> [GIVEN MATERIAL]

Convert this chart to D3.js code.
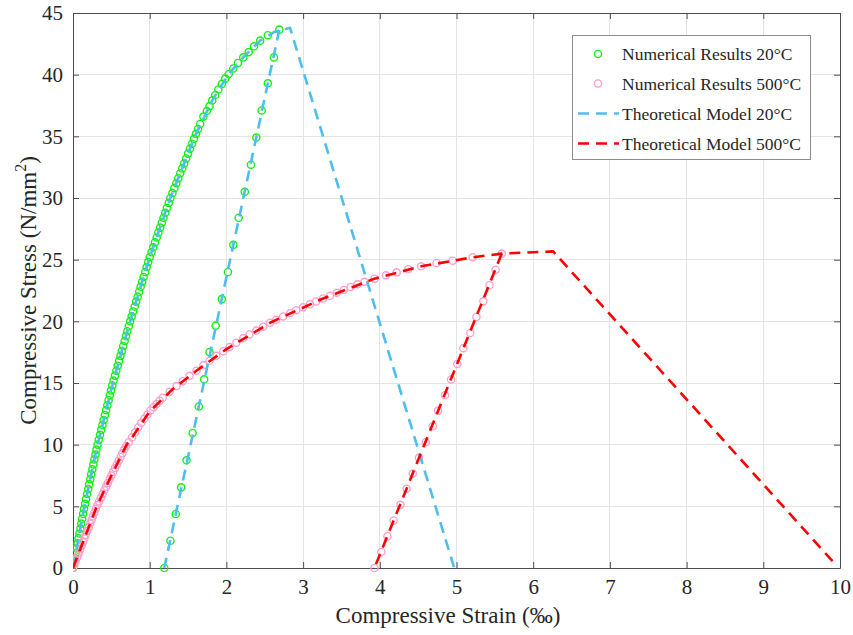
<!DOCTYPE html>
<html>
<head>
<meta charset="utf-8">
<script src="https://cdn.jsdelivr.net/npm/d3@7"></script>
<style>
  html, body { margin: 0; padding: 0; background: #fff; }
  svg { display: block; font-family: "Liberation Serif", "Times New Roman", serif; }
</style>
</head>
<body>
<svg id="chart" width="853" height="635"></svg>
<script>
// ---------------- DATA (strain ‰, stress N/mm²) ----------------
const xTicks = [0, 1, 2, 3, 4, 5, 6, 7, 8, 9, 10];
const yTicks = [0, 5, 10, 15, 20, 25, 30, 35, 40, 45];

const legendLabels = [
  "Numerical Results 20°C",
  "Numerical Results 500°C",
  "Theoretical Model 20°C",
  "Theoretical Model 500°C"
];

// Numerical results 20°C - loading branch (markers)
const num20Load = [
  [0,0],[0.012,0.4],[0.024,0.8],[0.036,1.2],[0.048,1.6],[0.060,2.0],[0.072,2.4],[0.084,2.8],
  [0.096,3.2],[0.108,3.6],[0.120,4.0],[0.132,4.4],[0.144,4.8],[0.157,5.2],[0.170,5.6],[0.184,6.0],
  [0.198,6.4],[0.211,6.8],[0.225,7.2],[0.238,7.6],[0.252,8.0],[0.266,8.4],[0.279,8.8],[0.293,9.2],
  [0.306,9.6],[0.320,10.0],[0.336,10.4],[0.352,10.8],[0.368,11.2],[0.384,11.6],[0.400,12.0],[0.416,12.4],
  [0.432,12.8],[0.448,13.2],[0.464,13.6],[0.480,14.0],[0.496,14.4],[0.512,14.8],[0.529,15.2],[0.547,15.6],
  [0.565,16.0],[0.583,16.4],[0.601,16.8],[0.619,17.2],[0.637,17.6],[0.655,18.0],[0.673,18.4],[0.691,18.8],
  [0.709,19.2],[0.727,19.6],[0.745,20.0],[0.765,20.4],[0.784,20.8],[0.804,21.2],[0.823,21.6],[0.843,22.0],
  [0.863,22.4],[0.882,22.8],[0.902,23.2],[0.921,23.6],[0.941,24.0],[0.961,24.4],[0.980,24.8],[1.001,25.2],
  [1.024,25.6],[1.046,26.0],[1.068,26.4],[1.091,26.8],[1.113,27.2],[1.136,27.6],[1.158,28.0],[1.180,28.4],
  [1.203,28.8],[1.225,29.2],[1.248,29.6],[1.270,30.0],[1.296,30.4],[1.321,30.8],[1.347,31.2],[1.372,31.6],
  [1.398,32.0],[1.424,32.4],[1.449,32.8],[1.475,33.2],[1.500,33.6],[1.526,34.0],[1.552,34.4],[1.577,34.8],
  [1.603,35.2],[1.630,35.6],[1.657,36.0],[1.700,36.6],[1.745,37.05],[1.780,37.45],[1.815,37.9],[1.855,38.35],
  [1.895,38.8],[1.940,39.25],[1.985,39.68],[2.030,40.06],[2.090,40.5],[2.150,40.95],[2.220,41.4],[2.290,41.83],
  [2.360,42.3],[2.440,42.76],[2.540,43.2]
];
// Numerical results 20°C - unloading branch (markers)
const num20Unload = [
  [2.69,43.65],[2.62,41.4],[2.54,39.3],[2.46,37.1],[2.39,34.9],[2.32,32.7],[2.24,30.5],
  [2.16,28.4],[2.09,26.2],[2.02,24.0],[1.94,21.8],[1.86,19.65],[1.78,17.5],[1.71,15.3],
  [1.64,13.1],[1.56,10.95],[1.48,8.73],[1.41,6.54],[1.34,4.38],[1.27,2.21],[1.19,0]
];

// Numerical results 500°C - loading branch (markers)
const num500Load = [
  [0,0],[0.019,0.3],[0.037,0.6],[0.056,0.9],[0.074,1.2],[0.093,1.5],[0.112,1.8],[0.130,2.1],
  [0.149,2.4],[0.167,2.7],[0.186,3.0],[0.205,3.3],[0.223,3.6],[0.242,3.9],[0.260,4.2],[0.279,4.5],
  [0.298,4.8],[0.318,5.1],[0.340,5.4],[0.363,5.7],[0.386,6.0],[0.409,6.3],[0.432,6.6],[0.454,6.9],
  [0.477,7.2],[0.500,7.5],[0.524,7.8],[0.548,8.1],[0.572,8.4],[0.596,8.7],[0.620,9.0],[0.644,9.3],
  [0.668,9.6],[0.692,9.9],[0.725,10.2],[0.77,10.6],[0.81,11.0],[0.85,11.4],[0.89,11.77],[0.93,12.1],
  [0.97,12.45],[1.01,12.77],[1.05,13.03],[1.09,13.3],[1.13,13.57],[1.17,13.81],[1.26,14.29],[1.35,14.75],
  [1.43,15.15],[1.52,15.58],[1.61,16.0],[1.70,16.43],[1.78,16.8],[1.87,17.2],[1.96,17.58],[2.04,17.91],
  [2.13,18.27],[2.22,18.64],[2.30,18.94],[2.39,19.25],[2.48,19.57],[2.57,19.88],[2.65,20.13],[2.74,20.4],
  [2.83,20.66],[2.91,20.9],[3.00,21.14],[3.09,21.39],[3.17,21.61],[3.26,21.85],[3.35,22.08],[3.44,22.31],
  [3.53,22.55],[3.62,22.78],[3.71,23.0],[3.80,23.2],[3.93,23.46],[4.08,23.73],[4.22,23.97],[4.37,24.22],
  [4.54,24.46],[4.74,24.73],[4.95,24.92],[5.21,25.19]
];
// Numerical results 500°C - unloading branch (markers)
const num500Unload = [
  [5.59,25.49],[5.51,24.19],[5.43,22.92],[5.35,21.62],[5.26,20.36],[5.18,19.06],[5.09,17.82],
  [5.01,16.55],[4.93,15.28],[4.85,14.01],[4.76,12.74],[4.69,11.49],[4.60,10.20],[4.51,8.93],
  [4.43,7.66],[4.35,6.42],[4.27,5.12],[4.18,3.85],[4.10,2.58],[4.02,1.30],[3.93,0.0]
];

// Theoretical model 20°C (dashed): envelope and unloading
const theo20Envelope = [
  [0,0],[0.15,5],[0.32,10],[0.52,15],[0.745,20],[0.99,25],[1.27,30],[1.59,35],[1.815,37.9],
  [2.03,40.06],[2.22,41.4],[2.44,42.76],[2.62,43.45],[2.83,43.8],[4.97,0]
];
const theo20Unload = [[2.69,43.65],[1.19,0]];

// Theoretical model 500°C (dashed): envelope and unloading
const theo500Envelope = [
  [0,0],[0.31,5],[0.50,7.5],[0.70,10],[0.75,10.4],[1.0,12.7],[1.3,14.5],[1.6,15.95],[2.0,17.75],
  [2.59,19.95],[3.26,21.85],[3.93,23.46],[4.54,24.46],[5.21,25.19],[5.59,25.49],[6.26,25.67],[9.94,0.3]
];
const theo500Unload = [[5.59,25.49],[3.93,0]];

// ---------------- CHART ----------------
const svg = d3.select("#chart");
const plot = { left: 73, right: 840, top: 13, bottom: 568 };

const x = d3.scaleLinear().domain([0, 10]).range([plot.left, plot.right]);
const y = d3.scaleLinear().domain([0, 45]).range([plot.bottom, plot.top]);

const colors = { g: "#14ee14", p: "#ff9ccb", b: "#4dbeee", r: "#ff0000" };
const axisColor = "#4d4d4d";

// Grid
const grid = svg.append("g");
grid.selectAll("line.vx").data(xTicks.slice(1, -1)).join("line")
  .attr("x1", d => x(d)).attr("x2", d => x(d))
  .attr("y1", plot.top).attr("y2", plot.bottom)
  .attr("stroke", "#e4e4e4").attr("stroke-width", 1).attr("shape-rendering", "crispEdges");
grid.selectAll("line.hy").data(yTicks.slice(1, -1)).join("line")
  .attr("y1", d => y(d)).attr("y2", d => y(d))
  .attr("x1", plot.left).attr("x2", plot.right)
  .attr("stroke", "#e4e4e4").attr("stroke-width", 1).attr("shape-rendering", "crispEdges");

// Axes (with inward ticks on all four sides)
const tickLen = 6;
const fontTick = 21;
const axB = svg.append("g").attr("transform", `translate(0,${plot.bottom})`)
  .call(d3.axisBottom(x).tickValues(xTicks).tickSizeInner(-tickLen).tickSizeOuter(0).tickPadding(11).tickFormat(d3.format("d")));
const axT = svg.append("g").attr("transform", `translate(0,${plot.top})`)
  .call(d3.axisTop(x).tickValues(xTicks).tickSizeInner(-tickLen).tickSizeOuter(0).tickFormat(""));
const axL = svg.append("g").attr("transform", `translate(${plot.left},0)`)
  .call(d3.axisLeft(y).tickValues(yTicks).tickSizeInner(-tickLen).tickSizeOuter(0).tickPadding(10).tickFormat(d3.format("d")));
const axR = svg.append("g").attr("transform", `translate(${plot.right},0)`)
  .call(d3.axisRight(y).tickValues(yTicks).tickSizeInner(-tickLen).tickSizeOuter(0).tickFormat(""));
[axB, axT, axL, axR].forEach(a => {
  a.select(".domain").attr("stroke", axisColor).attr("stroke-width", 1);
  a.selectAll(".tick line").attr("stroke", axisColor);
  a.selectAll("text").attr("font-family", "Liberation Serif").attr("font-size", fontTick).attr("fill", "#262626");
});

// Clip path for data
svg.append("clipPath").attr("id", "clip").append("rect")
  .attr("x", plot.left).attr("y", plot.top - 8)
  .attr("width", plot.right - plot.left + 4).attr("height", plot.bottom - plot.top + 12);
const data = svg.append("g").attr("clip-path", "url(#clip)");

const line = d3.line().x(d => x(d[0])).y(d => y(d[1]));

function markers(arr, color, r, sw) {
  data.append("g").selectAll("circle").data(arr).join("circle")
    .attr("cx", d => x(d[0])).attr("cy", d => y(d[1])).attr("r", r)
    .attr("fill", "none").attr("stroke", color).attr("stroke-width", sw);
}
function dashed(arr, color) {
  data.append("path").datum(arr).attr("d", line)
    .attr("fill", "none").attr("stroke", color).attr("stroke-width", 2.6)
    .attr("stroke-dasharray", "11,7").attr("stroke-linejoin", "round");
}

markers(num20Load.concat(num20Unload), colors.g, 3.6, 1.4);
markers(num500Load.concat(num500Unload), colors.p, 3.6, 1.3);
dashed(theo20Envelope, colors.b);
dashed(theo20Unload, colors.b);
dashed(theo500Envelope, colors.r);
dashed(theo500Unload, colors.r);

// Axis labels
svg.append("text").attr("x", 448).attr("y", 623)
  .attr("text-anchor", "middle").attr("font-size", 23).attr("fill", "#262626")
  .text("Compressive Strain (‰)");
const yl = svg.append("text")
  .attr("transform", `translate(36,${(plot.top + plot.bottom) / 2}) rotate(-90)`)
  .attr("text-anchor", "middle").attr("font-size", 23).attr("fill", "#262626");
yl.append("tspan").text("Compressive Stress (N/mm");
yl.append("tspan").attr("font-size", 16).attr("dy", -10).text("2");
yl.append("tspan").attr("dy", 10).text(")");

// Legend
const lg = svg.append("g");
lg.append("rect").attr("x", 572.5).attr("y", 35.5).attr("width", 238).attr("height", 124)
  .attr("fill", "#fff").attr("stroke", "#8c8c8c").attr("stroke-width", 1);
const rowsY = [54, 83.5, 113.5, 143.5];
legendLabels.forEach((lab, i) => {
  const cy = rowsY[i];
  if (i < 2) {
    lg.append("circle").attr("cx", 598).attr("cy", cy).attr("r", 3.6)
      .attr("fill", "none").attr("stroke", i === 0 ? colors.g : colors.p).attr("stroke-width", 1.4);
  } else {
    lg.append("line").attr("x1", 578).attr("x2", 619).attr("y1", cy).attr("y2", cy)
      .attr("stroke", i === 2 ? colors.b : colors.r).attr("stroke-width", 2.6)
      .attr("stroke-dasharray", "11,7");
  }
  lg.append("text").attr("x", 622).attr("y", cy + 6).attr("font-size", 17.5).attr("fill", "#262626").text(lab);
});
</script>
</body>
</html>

> [GOAL OF THE EXERCISE] The lines from the start of the data through the line that contains "35, 40, 45];" are to be returned exactly, please, with both ends included and every picture left out.

> [WORKED SOLUTION]
Convert this chart to D3.js code.
<!DOCTYPE html>
<html>
<head>
<meta charset="utf-8">
<script src="https://cdn.jsdelivr.net/npm/d3@7"></script>
<style>
  html, body { margin: 0; padding: 0; background: #fff; }
  svg { display: block; font-family: "Liberation Serif", "Times New Roman", serif; }
</style>
</head>
<body>
<svg id="chart" width="853" height="635"></svg>
<script>
// ---------------- DATA (strain ‰, stress N/mm²) ----------------
const xTicks = [0, 1, 2, 3, 4, 5, 6, 7, 8, 9, 10];
const yTicks = [0, 5, 10, 15, 20, 25, 30, 35, 40, 45];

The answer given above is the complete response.